Ей предлагалось явиться в час ночи в кусты позади церкви Святой Марии, дабы вступить там в половую связь за вознаграждение в десять миллионов марок. Бодендик выследил поджидавших, словно индейцев, и, внезапно появившись перед ними, двоих столкнул лбами, а третьему, пытавшемуся удрать, дал такой свирепый пинок в зад, что тот взмыл в воздух и едва уцелел. Лишь после этого Бодендик, который умел быстро выжимать признания и считался даже мастером по этой части, стал задавать вопросы оставшимся двум молодчикам, причем усердно бил их по щекам своими огромными крестьянскими лапищами. Языки развязались весьма быстро, а так как оба были католиками, то он выяснил их фамилии и потребовал, чтобы они либо завтра же пришли к нему исповедоваться, либо он обо всем этом заявит в полицию. Они, конечно, предпочли исповедь. Бодендик прочел им «Ego te absolve», однако наложил на них епитимью, последовав рецепту соборного священника в отношении меня, и приказал не пить вина целую неделю, а потом снова прийти на исповедь. Так как они боялись, что их отлучат от церкви, и доводить дело до этого не хотели, то снова появились перед викарием, и Бодендик безжалостно и грозно потребовал, чтобы они исповедовались каждую неделю и вообще не пили; и он сделал из них скрежещущих зубами от ярости, но образцовых христианских трезвенников.

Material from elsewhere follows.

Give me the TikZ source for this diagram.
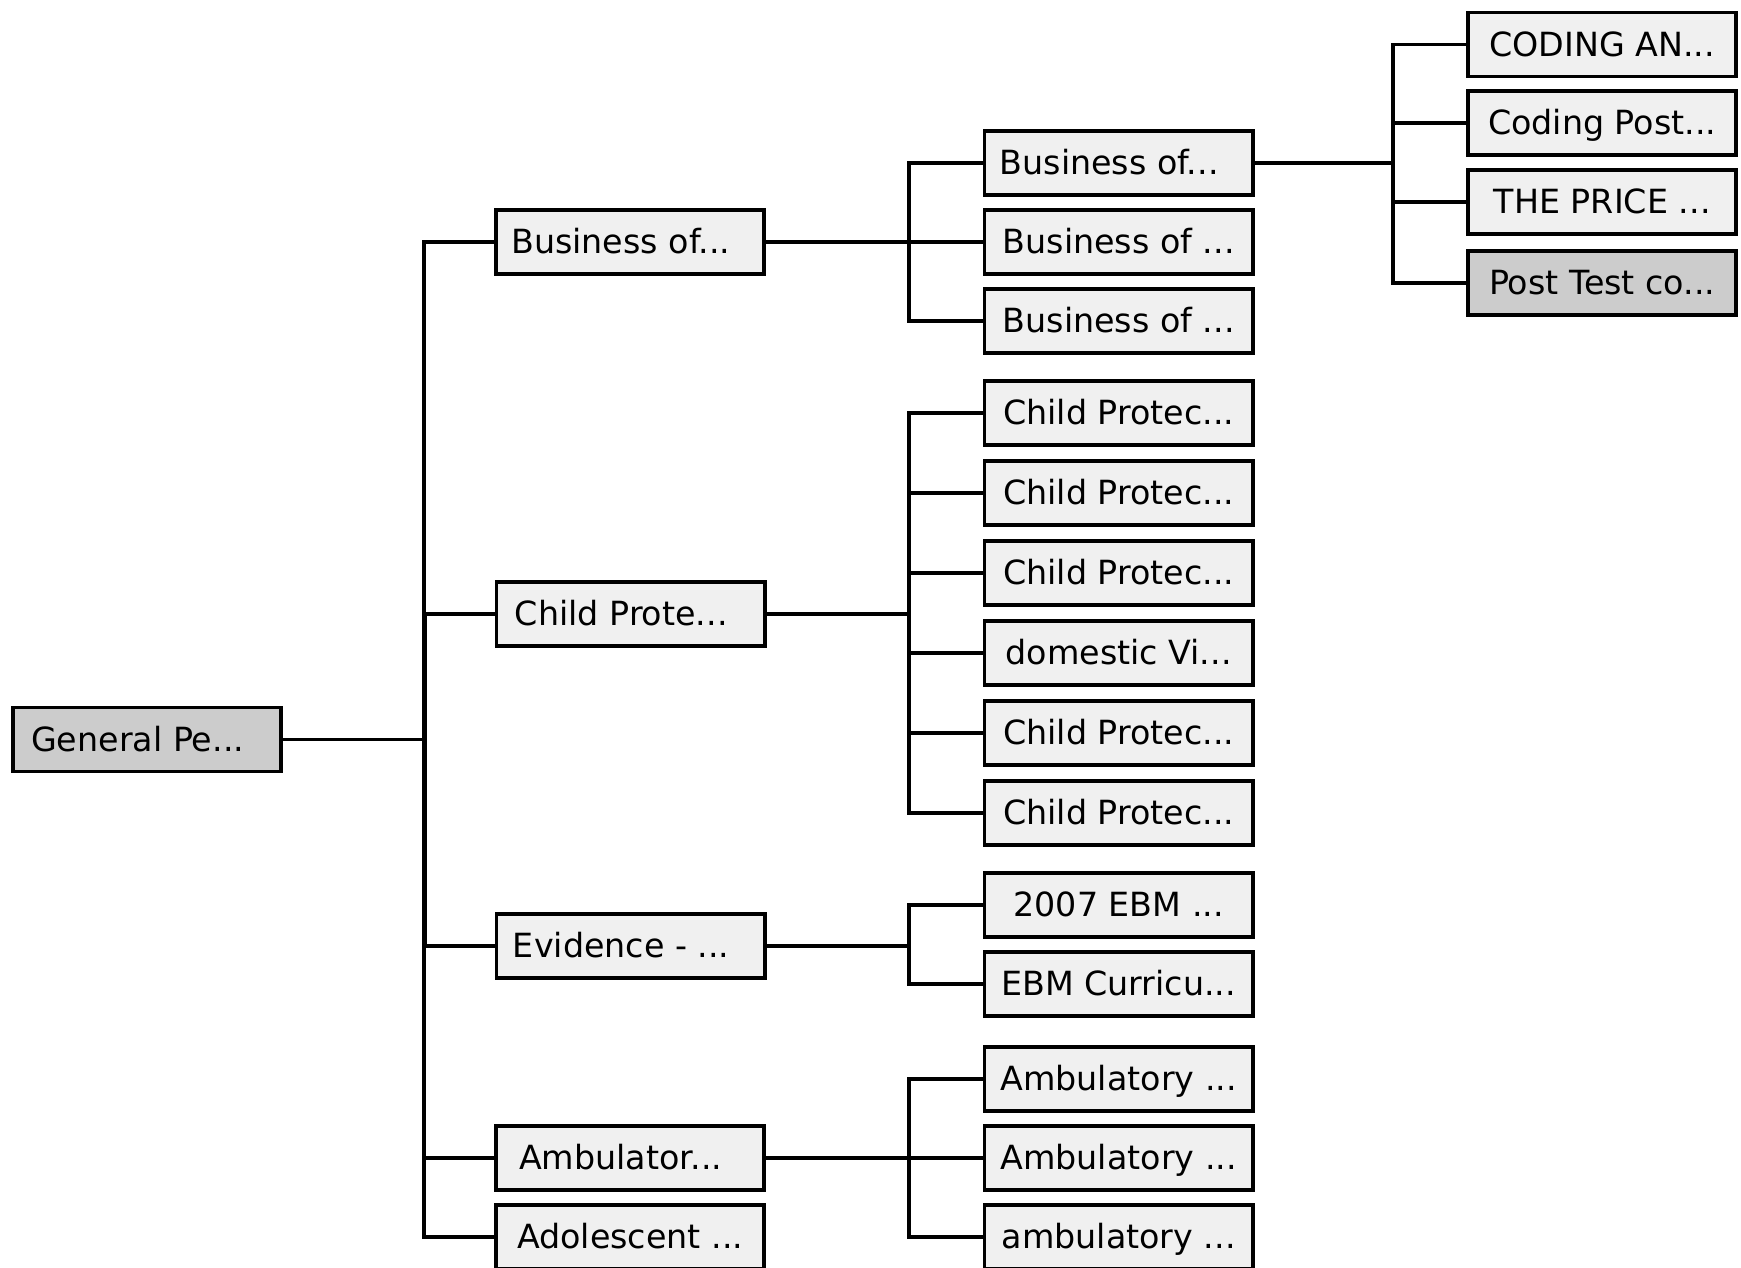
\documentclass[tikz,border=0pt]{standalone}
\usepackage{fontspec}
\setmainfont{DejaVu Sans}
\usepackage{xcolor}
\usepackage{tikz}
\usetikzlibrary{positioning}
\definecolor{nodefill}{RGB}{240,240,240}
\definecolor{selectfill}{RGB}{204,204,204}

\begin{document}
\begin{tikzpicture}[x=1pt, y=-1pt,
    node distance=10pt,
    box/.style={rectangle, draw, line width=3.4pt, fill=nodefill, minimum width=241.6pt, minimum height=57.6pt, inner sep=0pt, align=center, text height=25pt, text depth=4pt, font=\fontsize{30}{36}\selectfont},
    selbox/.style={box, fill=selectfill},
    cut/.style={execute at end node={\hspace*{17pt}}},
    link/.style={line width=3.4pt}
]
\useasboundingbox (0,0) rectangle (1568,1142);
\clip (0,0) rectangle (1568,1142);

% third level
\node[box] (cod1) at (1443,40) {CODING AN...};
\node[box, below=10pt of cod1] (cod2) {Coding Post...};
\node[box, below=10pt of cod2] (cod3) {THE PRICE ...};
\node[selbox, below=12pt of cod3] (cod4) {Post Test co...};

% second level
\node[box, cut] (bus1) at (1007.5,147) {Business of...};
\node[box, below=10pt of bus1] (bus2) {Business of ...};
\node[box, below=10pt of bus2] (bus3) {Business of ...};

\node[box] (chi1) at (1007.5,372) {Child Protec...};
\node[box, below=11pt of chi1] (chi2) {Child Protec...};
\node[box, below=11pt of chi2] (chi3) {Child Protec...};
\node[box, below=11pt of chi3] (chi4) {domestic Vi...};
\node[box, below=11pt of chi4] (chi5) {Child Protec...};
\node[box, below=11pt of chi5] (chi6) {Child Protec...};

\node[box] (ebm1) at (1007.5,815) {2007 EBM ...};
\node[box, below=10pt of ebm1] (ebm2) {EBM Curricu...};

\node[box] (amb1) at (1007.5,972) {Ambulatory ...};
\node[box, below=10pt of amb1] (amb2) {Ambulatory ...};
\node[box, below=10pt of amb2] (amb3) {ambulatory ...};

% first level
\node[box, cut, left=195pt of bus2] (business) {Business of...};
\node[box, cut] (child) at (568,553) {Child Prote...};
\node[box, cut] (evidence) at (568,852) {Evidence - ...};
\node[box, cut, left=195pt of amb2] (ambulatory) {Ambulator...};
\node[box, left=195pt of amb3] (adolescent) {Adolescent ...};

% root
\node[selbox, cut] (general) at (132.5,666) {General Pe...};

\draw[link] (general.east) -| ([xshift=-63pt]business.west) -- (business.west);
\draw[link] (general.east) -| ([xshift=-63pt]child.west) -- (child.west);
\draw[link] (general.east) -| ([xshift=-63pt]evidence.west) -- (evidence.west);
\draw[link] (general.east) -| ([xshift=-63pt]ambulatory.west) -- (ambulatory.west);
\draw[link] (general.east) -| ([xshift=-63pt]adolescent.west) -- (adolescent.west);

\draw[link] (business.east) -| ([xshift=-66pt]bus1.west) -- (bus1.west);
\draw[link] (business.east) -- (bus2.west);
\draw[link] (business.east) -| ([xshift=-66pt]bus3.west) -- (bus3.west);

\draw[link] (child.east) -| ([xshift=-66pt]chi1.west) -- (chi1.west);
\draw[link] (child.east) -| ([xshift=-66pt]chi2.west) -- (chi2.west);
\draw[link] (child.east) -| ([xshift=-66pt]chi3.west) -- (chi3.west);
\draw[link] (child.east) -| ([xshift=-66pt]chi4.west) -- (chi4.west);
\draw[link] (child.east) -| ([xshift=-66pt]chi5.west) -- (chi5.west);
\draw[link] (child.east) -| ([xshift=-66pt]chi6.west) -- (chi6.west);

\draw[link] (evidence.east) -| ([xshift=-66pt]ebm1.west) -- (ebm1.west);
\draw[link] (evidence.east) -| ([xshift=-66pt]ebm2.west) -- (ebm2.west);

\draw[link] (ambulatory.east) -| ([xshift=-66pt]amb1.west) -- (amb1.west);
\draw[link] (ambulatory.east) -- (amb2.west);
\draw[link] (ambulatory.east) -| ([xshift=-66pt]amb3.west) -- (amb3.west);

\draw[link] (bus1.east) -| ([xshift=-66pt]cod1.west) -- (cod1.west);
\draw[link] (bus1.east) -| ([xshift=-66pt]cod2.west) -- (cod2.west);
\draw[link] (bus1.east) -| ([xshift=-66pt]cod3.west) -- (cod3.west);
\draw[link] (bus1.east) -| ([xshift=-66pt]cod4.west) -- (cod4.west);

\end{tikzpicture}
\end{document}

Бодендик так никогда и не узнал, что третьим был майор Волькенштейн и что ему после пинка викария пришлось проделать курс лечения простаты, в результате чего майор стал гораздо более воинственным политиком и в конце концов перешел к нацистам.
x x x
Двери дома, где живет Кнопф, широко раскрыты. Стучит швейная машинка. Утром туда привезли отрезы черной материи, и мать с дочерьми теперь шьют себе траурные платья. Фельдфебель еще не умер, но врач заявил, что это вопрос нескольких часов, самое большее — двух-трех дней. Состояние Кнопфа безнадежно. Но когда в дом приходит смерть — не подобает быть в светлых платьях, так как это нанесло бы тяжелый урон репутации семейства, и женщины торопливо шьют. В ту минуту, когда Кнопф испустит последний вздох, жена и дочери предстанут во всеоружии: она — в траурной вуали, и на всех четырех черные платья, черные непрозрачные чулки и даже черные шляпки. Требования мелкобуржуазного благочестия будут выполнены.

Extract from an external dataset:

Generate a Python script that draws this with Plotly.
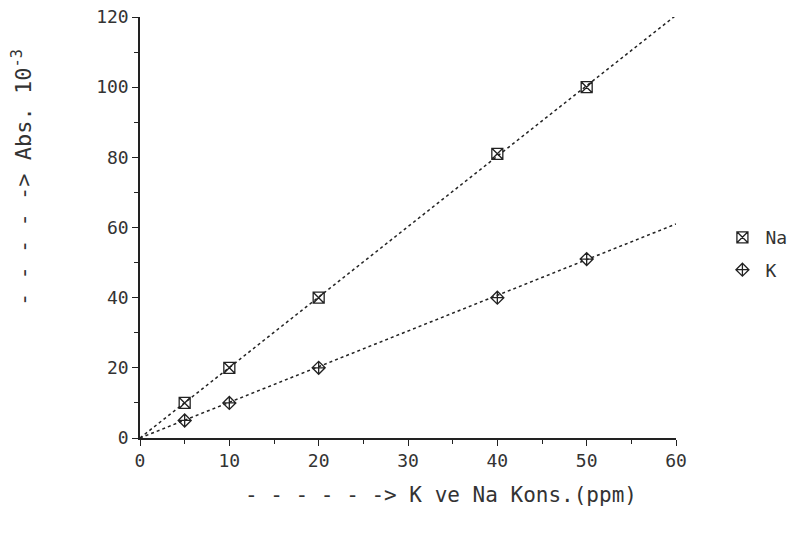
import plotly.graph_objects as go

# Data
conc = [5, 10, 20, 40, 50]
na_abs = [10, 20, 40, 81, 100]
k_abs = [5, 10, 20, 40, 51]
# calibration line end points
fit_x = [0, 60]
na_fit = [0, 120.5]
k_fit = [0, 61]

x_ticks = [0, 10, 20, 30, 40, 50, 60]
y_ticks = [0, 20, 40, 60, 80, 100, 120]

ink = "#222222"
txt = "#333333"
fnt = "DejaVu Sans Mono"

fig = go.Figure()
fig.add_trace(go.Scatter(x=fit_x, y=na_fit, mode="lines", showlegend=False,
                         line=dict(color=ink, width=1.5, dash="dot"), hoverinfo="skip"))
fig.add_trace(go.Scatter(x=fit_x, y=k_fit, mode="lines", showlegend=False,
                         line=dict(color=ink, width=1.5, dash="dot"), hoverinfo="skip"))
fig.add_trace(go.Scatter(x=conc, y=na_abs, mode="markers", name="Na", legendgroup="na",
                         marker=dict(symbol="square-x-open", size=11, color=ink,
                                     line=dict(width=1.3, color=ink))))
fig.add_trace(go.Scatter(x=conc, y=k_abs, mode="markers", name="K", legendgroup="k",
                         marker=dict(symbol="diamond-cross-open", size=10, color=ink,
                                     line=dict(width=1.3, color=ink))))

fig.update_layout(
    width=796, height=534,
    margin=dict(l=140, r=120, t=17, b=96, autoexpand=False),
    paper_bgcolor="white", plot_bgcolor="white",
    font=dict(family=fnt, size=18, color=txt),
    legend=dict(x=1.081, y=0.52, xanchor="left", yanchor="top",
                bgcolor="rgba(0,0,0,0)", font=dict(size=18, family=fnt, color=txt),
                itemwidth=36, tracegroupgap=6),
    xaxis=dict(range=[0, 60], tickvals=x_ticks, showgrid=False, zeroline=False,
               showline=True, linecolor=ink, linewidth=1.5, automargin=False,
               ticks="outside", ticklen=6, tickcolor=ink, tickwidth=1.2,
               minor=dict(dtick=5, ticks="outside", ticklen=4, tickcolor=ink),
               tickfont=dict(size=18, family=fnt, color=txt)),
    yaxis=dict(range=[0, 120], tickvals=y_ticks, showgrid=False, zeroline=False,
               showline=True, linecolor=ink, linewidth=1.5, automargin=False,
               ticks="outside", ticklen=6, tickcolor=ink, tickwidth=1.2,
               minor=dict(dtick=10, ticks="outside", ticklen=4, tickcolor=ink),
               tickfont=dict(size=18, family=fnt, color=txt)),
    annotations=[
        dict(text="- - - - - -&gt; K ve Na Kons.(ppm)", xref="paper", yref="paper",
             x=(441 - 140) / 536, y=-(495 - 438) / 421, xanchor="center", yanchor="middle",
             showarrow=False, font=dict(size=21, family=fnt, color=txt)),
        dict(text="- - - - -&gt; Abs. 10<sup>-3</sup>", xref="paper", yref="paper",
             x=-(140 - 22) / 536, y=(438 - 178) / 421, xanchor="center", yanchor="middle",
             textangle=-90, showarrow=False, font=dict(size=22, family=fnt, color=txt)),
    ],
)

fig.write_html("out.html")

Лысая голова Георга, точно головка сыру, проплывает на уровне подоконника. Его сопровождает Оскар-плакса.
— Как доллар? — спрашиваю я, когда они входят.
— Сегодня в полдень он стоит ровно миллиард, — отвечает Георг. — Если угодно, можно отпраздновать своего рода юбилей.

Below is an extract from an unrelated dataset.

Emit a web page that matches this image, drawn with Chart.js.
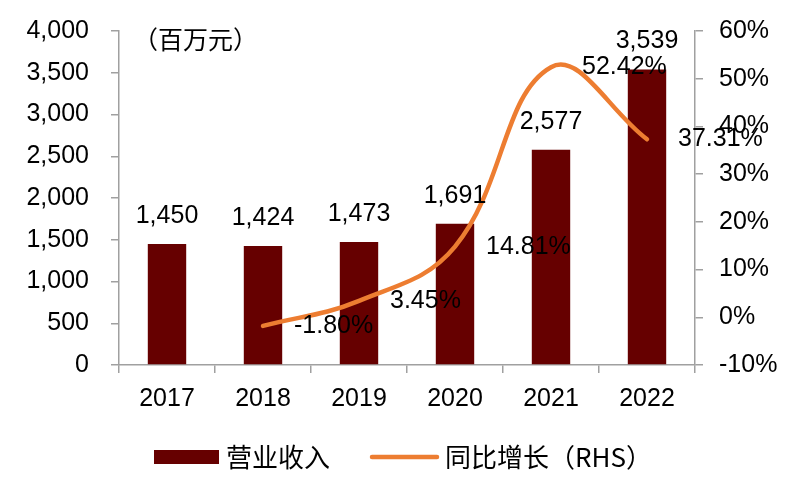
<!DOCTYPE html>
<html>
<head>
<meta charset="utf-8">
<script src="https://cdn.jsdelivr.net/npm/chart.js@4/dist/chart.umd.min.js"></script>
<style>
  body { margin: 0; background: #fff; }
  #wrap { width: 811px; height: 483px; }
</style>
</head>
<body>
<div id="wrap"><canvas id="chart" width="811" height="483"></canvas></div>
<script>
// categories and series
const years = ['2017', '2018', '2019', '2020', '2021', '2022'];
const revenue = [1450, 1424, 1473, 1691, 2577, 3539];
const growth = [null, -1.80, 3.45, 14.81, 52.42, 37.31];
const unitLabel = '（百万元）';
const barName = '营业收入';
const lineName = '同比增长（RHS）';

const barColor = '#660000';
const lineColor = '#ED7D31';
const axisColor = '#a0a0a0';
const numFont = '"Liberation Sans", Arial, sans-serif';
const cjkFont = '"Noto Sans CJK SC", sans-serif';

//draws value labels, unit text and the legend
const labelPlugin = {
  id: 'labels',
  afterDatasetsDraw(chart) {
    const ctx = chart.ctx;
    ctx.save();
    ctx.fillStyle = '#000';
    ctx.font = '25px ' + numFont;
    // bar labels above the bars
    ctx.textAlign = 'center';
    ctx.textBaseline = 'alphabetic';
    chart.getDatasetMeta(0).data.forEach((bar, i) => {
      ctx.fillText(revenue[i].toLocaleString('en-US'), bar.x, bar.y - 21);
    });
    // growth labels, to the right of each point
    ctx.textAlign = 'left';
    ctx.textBaseline = 'middle';
    chart.getDatasetMeta(1).data.forEach((pt, i) => {
      if (growth[i] === null) return;
      ctx.fillText(growth[i].toFixed(2) + '%', pt.x + 31, pt.y);
    });
    // unit text
    ctx.font = '25px ' + cjkFont;
    ctx.fillText(unitLabel, 133, 39);
    // legend
    ctx.fillStyle = barColor;
    ctx.fillRect(154, 450, 65, 14);
    ctx.fillStyle = '#000';
    ctx.font = '26px ' + cjkFont;
    ctx.fillText(barName, 226, 457);
    ctx.strokeStyle = lineColor;
    ctx.lineWidth = 4.5;
    ctx.lineCap = 'round';
    ctx.beginPath();
    ctx.moveTo(372, 457);
    ctx.lineTo(437, 457);
    ctx.stroke();
    ctx.fillText(lineName, 445, 457);
    ctx.restore();
  }
};

const axisGrid = {
  drawOnChartArea: false,
  drawTicks: true,
  tickLength: 8,
  color: axisColor,
  lineWidth: 1.5,
};

//fixed axis width, no extra top padding from tick labels
const fitY = (w) => (s) => {
  s.width = w;
  s.paddingTop = 0;
  s.paddingBottom = 0;
};

new Chart(document.getElementById('chart'), {
  type: 'bar',
  plugins: [labelPlugin],
  data: {
    labels: years,
    datasets: [
      {
        label: barName,
        data: revenue,
        backgroundColor: barColor,
        borderWidth: 0,
        categoryPercentage: 1,
        barPercentage: 0.4,
        yAxisID: 'y',
        order: 2,
      },
      {
        type: 'line',
        label: lineName,
        data: growth,
        borderColor: lineColor,
        borderWidth: 4.5,
        borderCapStyle: 'round',
        tension: 0.4,
        pointRadius: 0,
        fill: false,
        yAxisID: 'y1',
        order: 1,
      },
    ],
  },
  options: {
    responsive: false,
    animation: false,
    layout: { padding: { top: 31, bottom: 0, left: 0, right: 0 } },
    plugins: {
      legend: { display: false },
      tooltip: { enabled: false },
    },
    scales: {
      x: {
        grid: Object.assign({ offset: true }, axisGrid),
        border: { color: axisColor, width: 1.5 },
        ticks: { color: '#000', font: { size: 25, family: numFont }, padding: 11 },
        afterFit: (s) => { s.height = 118; },
      },
      y: {
        position: 'left',
        min: 0,
        max: 4000,
        grid: axisGrid,
        border: { color: axisColor, width: 1.5 },
        ticks: {
          stepSize: 500,
          color: '#000',
          padding: 22,
          font: { size: 25, family: numFont },
          callback: (v) => v.toLocaleString('en-US'),
        },
        afterFit: fitY(119),
      },
      y1: {
        position: 'right',
        min: -10,
        max: 60,
        grid: axisGrid,
        border: { color: axisColor, width: 1.5 },
        ticks: {
          stepSize: 10,
          color: '#000',
          padding: 16,
          font: { size: 25, family: numFont },
          callback: (v) => v + '%',
        },
        afterFit: fitY(116),
      },
    },
  },
});
</script>
</body>
</html>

— Можно. А когда мы обанкротимся?
— Когда все распродадим. Что вы будете пить, господин Фукс?
— Что у вас найдется… Жаль, что в Верденбрюке нет русской водки.
— Водки? Вы были в России во время войны?
— Еще бы! Я даже служил там комендантом кладбища. Хорошее было время.
Мы изумленно смотрим на Оскара.
— Хорошее время? — повторяю я. — И это говорите вы, с вашей тончайшей чувствительностью? Ведь вы можете даже плакать по приказу!
— Да, замечательное время! — решительно заявляет Оскар-плакса и нюхает водку в стаканчике, словно опасаясь, что мы решили его отравить. — Жратва богатейшая, пей сколько влезет, служба приятная, до фронта далеко… Чего еще человеку нужно? А к смерти человек привыкает, как к заразной болезни.
Он не просто пьет водку, а смакует ее. Мы не совсем понимаем всю глубину его философии.